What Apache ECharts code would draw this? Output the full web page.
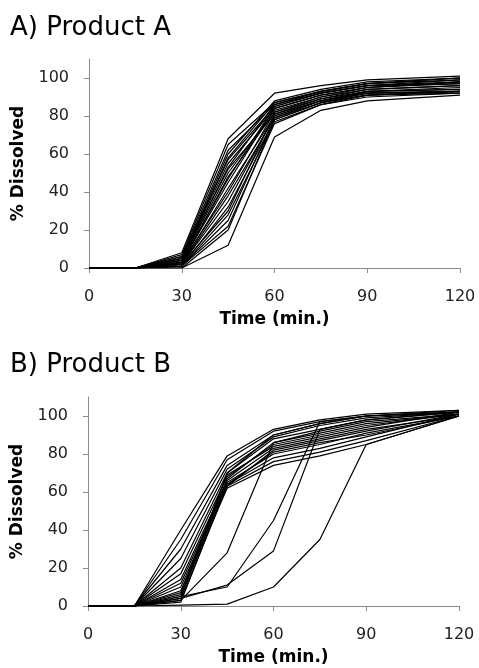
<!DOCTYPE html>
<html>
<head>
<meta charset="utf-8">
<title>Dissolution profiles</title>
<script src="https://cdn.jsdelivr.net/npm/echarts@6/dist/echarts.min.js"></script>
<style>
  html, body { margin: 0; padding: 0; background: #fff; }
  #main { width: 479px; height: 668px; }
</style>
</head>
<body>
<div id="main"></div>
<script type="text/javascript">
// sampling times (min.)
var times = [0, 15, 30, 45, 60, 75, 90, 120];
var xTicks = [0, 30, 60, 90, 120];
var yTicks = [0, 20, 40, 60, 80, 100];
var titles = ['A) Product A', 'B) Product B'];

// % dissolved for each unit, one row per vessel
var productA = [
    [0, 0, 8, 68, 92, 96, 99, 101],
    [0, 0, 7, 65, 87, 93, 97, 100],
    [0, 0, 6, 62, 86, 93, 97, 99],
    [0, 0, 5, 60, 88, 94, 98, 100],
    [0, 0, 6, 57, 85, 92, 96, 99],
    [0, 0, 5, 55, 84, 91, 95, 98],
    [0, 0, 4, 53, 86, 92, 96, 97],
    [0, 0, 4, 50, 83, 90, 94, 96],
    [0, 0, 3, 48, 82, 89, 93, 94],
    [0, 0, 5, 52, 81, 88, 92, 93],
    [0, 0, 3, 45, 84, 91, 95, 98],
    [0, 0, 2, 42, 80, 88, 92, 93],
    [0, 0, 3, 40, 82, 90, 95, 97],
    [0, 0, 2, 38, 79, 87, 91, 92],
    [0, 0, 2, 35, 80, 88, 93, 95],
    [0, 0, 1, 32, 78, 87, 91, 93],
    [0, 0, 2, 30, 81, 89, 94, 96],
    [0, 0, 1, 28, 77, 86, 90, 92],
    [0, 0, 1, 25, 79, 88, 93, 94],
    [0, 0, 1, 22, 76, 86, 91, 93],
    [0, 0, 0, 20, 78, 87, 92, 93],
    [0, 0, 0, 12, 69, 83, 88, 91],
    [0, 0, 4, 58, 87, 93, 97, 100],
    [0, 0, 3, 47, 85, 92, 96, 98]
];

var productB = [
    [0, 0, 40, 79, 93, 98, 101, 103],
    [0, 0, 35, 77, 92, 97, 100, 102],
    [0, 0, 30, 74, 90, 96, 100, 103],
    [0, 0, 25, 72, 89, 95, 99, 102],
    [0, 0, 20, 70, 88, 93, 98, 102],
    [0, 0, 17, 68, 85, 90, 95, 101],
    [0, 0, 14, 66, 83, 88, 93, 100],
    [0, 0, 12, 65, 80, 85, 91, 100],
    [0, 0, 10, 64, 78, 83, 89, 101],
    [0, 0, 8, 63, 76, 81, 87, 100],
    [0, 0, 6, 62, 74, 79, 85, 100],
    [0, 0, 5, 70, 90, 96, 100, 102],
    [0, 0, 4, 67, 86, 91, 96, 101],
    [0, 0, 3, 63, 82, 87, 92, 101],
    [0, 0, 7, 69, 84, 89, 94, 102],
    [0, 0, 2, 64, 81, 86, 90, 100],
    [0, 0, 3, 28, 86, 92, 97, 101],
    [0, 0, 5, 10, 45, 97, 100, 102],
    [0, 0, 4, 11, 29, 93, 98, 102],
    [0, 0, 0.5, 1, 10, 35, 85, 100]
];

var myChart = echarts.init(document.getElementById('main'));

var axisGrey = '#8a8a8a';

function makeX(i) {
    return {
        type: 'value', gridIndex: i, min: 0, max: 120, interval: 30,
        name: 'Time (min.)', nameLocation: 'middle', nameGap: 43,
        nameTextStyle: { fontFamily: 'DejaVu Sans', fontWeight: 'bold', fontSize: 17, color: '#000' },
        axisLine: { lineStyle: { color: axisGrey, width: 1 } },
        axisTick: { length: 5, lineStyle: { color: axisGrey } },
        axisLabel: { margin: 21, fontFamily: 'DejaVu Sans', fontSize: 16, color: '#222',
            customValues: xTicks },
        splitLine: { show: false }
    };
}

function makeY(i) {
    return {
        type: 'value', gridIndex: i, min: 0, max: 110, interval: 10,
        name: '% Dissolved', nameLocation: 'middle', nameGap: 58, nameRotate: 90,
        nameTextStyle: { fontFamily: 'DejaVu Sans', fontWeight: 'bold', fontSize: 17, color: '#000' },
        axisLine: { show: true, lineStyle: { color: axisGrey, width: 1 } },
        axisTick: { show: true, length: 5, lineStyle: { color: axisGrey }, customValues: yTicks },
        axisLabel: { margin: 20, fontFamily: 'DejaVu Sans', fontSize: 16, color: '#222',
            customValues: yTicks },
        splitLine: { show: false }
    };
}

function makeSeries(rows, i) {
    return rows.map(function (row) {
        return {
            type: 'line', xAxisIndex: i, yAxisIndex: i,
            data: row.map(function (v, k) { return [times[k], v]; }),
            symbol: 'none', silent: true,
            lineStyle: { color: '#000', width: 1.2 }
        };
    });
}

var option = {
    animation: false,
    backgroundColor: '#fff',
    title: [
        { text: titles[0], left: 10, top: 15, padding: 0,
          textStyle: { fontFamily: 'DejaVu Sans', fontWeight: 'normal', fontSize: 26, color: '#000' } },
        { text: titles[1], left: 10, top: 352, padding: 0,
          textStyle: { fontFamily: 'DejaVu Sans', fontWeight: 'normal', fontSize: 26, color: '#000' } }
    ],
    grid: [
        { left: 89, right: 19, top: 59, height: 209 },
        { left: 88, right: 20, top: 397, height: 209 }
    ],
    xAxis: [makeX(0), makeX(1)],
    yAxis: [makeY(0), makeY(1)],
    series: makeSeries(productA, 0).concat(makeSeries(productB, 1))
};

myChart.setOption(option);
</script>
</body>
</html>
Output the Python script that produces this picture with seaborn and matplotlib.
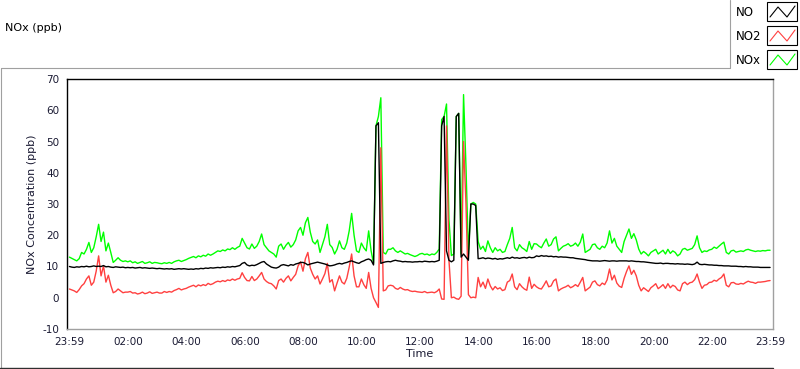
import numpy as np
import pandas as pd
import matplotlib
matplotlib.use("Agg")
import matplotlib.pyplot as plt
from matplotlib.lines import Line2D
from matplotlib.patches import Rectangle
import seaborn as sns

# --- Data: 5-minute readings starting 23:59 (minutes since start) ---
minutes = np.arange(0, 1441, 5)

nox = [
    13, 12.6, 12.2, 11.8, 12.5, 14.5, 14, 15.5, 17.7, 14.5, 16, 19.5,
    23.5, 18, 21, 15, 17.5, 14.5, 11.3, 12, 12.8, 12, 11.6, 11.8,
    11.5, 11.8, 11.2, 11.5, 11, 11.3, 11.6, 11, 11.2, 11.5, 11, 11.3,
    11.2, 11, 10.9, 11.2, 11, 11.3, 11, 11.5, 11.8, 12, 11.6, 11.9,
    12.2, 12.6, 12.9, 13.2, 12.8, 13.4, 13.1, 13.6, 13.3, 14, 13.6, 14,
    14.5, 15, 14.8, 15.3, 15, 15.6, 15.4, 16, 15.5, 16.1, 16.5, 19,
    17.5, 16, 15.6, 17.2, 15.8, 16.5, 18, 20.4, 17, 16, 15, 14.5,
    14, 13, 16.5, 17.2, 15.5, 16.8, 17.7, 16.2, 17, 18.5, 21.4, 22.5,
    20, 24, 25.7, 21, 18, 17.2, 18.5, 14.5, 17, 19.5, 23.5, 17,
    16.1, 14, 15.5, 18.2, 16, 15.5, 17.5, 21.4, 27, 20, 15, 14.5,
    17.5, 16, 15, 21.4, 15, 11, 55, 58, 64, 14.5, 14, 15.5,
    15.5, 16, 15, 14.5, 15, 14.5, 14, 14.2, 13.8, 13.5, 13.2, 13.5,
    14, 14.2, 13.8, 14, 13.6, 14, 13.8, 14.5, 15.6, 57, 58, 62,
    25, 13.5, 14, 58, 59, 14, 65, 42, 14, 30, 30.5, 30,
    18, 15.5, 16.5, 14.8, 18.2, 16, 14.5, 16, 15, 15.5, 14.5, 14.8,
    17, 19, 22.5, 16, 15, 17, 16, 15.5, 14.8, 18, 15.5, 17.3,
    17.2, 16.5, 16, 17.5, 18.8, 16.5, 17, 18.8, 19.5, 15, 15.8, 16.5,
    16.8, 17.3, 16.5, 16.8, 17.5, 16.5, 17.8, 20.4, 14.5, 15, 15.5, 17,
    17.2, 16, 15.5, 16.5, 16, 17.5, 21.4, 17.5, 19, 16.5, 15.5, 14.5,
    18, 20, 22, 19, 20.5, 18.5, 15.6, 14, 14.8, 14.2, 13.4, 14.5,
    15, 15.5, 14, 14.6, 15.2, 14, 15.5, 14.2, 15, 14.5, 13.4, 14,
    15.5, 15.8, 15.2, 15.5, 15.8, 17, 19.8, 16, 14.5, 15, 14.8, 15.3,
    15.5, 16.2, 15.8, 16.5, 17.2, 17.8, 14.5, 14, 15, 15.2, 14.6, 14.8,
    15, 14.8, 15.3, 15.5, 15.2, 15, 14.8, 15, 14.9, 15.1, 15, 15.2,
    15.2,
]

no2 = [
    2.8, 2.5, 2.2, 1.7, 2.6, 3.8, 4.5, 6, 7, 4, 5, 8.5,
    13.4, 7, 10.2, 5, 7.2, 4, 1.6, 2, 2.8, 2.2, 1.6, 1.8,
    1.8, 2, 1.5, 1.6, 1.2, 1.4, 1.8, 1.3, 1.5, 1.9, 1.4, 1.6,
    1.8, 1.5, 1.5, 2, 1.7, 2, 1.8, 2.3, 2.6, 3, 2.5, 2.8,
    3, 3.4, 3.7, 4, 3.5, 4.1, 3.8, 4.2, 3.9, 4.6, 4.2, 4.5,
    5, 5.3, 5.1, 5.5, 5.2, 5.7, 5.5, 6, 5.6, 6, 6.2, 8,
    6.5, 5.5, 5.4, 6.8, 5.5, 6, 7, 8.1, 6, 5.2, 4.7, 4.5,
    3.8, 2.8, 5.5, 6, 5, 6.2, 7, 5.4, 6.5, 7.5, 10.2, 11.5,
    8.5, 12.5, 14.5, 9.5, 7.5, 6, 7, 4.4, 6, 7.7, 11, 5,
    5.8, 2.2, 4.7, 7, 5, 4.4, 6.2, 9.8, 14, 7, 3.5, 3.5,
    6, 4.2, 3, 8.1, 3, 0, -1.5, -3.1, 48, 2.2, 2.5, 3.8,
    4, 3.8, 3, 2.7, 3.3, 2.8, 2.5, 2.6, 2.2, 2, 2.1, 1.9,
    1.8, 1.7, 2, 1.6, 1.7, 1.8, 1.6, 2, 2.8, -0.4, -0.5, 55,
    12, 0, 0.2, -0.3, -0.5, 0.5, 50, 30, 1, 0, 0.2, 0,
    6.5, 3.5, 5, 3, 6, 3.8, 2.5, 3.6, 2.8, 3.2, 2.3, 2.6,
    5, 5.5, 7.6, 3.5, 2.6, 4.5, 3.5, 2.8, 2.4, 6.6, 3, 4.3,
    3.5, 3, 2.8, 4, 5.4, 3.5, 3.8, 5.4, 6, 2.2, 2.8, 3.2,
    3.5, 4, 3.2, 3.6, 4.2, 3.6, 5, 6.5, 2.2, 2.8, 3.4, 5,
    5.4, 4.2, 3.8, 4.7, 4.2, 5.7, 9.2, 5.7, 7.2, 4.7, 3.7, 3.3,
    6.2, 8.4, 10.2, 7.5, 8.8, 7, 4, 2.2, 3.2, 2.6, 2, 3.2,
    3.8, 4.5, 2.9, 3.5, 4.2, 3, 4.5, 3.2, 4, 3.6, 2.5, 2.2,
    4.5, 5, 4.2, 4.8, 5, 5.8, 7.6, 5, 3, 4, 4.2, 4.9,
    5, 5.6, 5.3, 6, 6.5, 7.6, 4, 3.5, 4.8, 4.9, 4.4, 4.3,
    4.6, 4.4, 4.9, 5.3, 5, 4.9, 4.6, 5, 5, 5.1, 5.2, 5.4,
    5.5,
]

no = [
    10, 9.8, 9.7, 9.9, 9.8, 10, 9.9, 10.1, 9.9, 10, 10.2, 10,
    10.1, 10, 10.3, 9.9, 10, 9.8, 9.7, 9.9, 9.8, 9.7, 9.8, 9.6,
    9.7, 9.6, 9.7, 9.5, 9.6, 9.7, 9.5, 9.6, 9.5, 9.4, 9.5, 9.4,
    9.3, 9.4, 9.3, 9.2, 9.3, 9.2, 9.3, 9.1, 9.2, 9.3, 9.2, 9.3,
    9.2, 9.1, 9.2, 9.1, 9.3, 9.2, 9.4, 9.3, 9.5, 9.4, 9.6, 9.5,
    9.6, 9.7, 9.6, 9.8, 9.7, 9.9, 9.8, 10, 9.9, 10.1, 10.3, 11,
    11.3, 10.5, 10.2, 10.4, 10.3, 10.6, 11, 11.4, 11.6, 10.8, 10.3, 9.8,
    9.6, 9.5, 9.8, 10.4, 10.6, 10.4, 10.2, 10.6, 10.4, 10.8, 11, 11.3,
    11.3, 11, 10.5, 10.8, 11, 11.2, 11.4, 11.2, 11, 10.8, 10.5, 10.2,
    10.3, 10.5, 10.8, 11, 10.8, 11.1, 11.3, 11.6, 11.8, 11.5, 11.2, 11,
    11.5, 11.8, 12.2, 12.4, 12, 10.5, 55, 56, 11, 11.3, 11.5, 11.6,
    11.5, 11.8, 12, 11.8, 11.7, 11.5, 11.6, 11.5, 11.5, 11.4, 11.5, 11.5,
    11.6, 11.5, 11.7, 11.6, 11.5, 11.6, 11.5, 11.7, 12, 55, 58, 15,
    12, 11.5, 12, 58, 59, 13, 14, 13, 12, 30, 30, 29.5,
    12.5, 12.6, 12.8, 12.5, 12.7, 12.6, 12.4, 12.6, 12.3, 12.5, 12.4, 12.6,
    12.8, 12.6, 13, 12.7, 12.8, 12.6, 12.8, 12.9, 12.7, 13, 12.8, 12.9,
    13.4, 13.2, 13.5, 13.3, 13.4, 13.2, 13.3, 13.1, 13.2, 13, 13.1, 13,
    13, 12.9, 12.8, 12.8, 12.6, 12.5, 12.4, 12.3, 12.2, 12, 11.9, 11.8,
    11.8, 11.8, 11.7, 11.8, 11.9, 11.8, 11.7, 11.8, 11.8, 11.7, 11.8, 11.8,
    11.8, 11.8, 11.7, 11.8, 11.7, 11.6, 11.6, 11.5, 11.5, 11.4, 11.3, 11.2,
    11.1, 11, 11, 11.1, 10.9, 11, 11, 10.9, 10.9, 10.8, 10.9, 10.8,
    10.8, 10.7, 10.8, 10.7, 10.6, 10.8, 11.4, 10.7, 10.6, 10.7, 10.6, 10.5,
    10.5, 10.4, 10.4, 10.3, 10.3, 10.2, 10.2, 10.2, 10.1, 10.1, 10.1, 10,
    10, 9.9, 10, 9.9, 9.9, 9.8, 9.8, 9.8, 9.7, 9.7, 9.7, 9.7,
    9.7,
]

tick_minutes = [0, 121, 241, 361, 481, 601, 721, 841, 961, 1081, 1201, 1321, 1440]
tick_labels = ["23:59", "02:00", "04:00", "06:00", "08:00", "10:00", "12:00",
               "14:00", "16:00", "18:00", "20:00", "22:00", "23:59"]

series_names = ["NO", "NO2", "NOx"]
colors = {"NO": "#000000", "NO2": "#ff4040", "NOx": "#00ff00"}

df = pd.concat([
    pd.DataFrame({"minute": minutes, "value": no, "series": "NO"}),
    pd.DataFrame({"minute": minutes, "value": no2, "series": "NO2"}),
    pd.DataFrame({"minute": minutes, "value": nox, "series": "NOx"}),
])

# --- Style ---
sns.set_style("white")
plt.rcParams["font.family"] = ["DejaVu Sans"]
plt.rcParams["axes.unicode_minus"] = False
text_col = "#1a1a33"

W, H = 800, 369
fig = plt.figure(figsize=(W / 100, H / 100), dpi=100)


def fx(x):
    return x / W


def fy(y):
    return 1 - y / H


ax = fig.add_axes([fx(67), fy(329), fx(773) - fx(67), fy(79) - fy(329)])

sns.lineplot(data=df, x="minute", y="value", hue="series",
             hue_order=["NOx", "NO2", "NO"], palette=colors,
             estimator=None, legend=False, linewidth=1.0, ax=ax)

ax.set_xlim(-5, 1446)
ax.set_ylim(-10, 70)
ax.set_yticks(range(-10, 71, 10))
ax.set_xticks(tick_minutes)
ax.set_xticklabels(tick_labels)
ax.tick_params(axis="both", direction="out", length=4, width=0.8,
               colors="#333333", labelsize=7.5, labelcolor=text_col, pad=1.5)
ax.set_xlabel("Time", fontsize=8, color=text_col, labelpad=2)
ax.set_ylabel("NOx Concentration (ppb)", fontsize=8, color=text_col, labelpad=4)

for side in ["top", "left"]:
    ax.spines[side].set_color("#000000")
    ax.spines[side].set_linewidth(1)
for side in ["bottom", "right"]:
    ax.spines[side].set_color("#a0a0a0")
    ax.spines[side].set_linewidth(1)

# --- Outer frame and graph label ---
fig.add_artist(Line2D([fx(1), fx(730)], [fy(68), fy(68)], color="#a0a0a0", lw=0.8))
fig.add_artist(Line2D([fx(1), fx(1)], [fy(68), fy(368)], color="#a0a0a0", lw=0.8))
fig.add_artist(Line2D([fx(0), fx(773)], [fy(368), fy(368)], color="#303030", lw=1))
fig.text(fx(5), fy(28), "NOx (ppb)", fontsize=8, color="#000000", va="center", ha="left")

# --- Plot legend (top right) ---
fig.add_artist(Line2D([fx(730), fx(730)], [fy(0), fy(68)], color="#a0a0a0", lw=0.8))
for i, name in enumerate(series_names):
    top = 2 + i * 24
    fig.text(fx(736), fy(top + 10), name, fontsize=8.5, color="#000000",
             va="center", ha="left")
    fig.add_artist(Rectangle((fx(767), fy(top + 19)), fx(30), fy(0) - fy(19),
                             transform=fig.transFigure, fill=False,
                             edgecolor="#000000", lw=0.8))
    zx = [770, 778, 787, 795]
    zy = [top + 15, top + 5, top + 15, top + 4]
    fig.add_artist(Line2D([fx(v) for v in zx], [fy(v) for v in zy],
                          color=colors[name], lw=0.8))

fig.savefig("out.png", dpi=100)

• _Your task_:
Copy out each line of the material that holds the word "script".

• _Result of the task_:
<script src="https://cdn.jsdelivr.net/npm/echarts@6/dist/echarts.min.js"></script>
<script type="text/javascript">
</script>
Output the Python script that produces this picture with seaborn and matplotlib.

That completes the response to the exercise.